Although playing golf all throughout the heat of the day can become exhausting, none of the golfers seemed worried about the challenge.
"Especially when you're having fun it goes past pretty fast," Kyle Wendland said.
Wendland -- who competes for the Southwestern United golf team -- caddied for Lesnar during last year's event and will continue his involvement by playing this year.
The event has also had help growing thanks to the involvement of sponsors such as KM Graphics. The company did all the printing for this year's event and a number of its workers will be on hand on Wednesday to watch.
Also there to witness the event will be Father Leszek Czelusniak, a Polish priest who is superintendant of the St. Stanislaus school, who arrived yesterday for a 12-day stay in the area.
Father Lescek lives in Kibeho and has overseen the creation and improvement of the school as it has gone through its various stages.
Although the physical structure of the building has been completed, as well as a recently completed athletic field, there is still a long way to go with fundraising for the school and its children.
"This year the money's going to go for improving the quality of the education, with an emphasis on the teachers," Kathy Lesnar said.
Rwanda recently switched its official language from French to English, meaning that extra emphasis has to be made in funding the necessary materials to implement such a big change.
"We're exploring those options and what's best for the school and getting quality teachers there so the kids can really excel and not just have a nice building," Kathy Lesnar said. "A lot of times people just stop at bricks and mortar and want to go put bricks and mortar somewhere else, whereas what I think we're looking at right now for 'All Day Fore Africa' is staying dedicated to this project and looking to improve the quality of education for these kids."
Kathy Lesnar has made several trips to Rwanda and has been able to see the progress of the school, most recently this past March.
On her trip in March she saw kids wearing 'All Day Fore Africa' t-shirts that were donated along with other clothing when Kathy and Kate made the trip to donate the proceeds from last year's event, noting that the children's clothing was already showing signs of getting worn out.

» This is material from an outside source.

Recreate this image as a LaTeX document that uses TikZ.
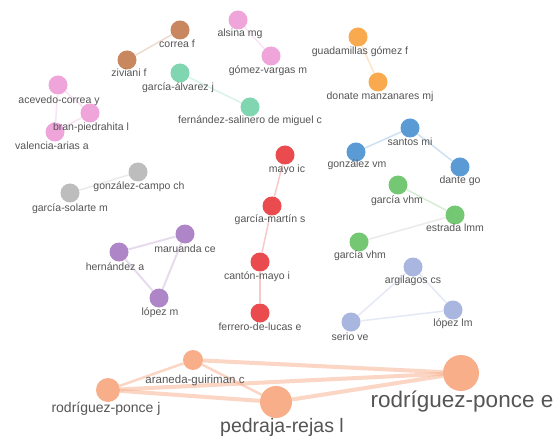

Last year Kate committed herself whole-heartedly to the cause without having even met any of the kids in Kibeho, but now after meeting them and understanding exactly what their lives are like she can't wait to bring further help and even more hope to children who are so much less fortunate than those in southwest Minnesota.
"Now I know some of the faces of the kids who it's going to help and it's so cool to see how we're directly helping them and making a difference in their life," Kate Lesnar said. "I'm excited to go back and see them again."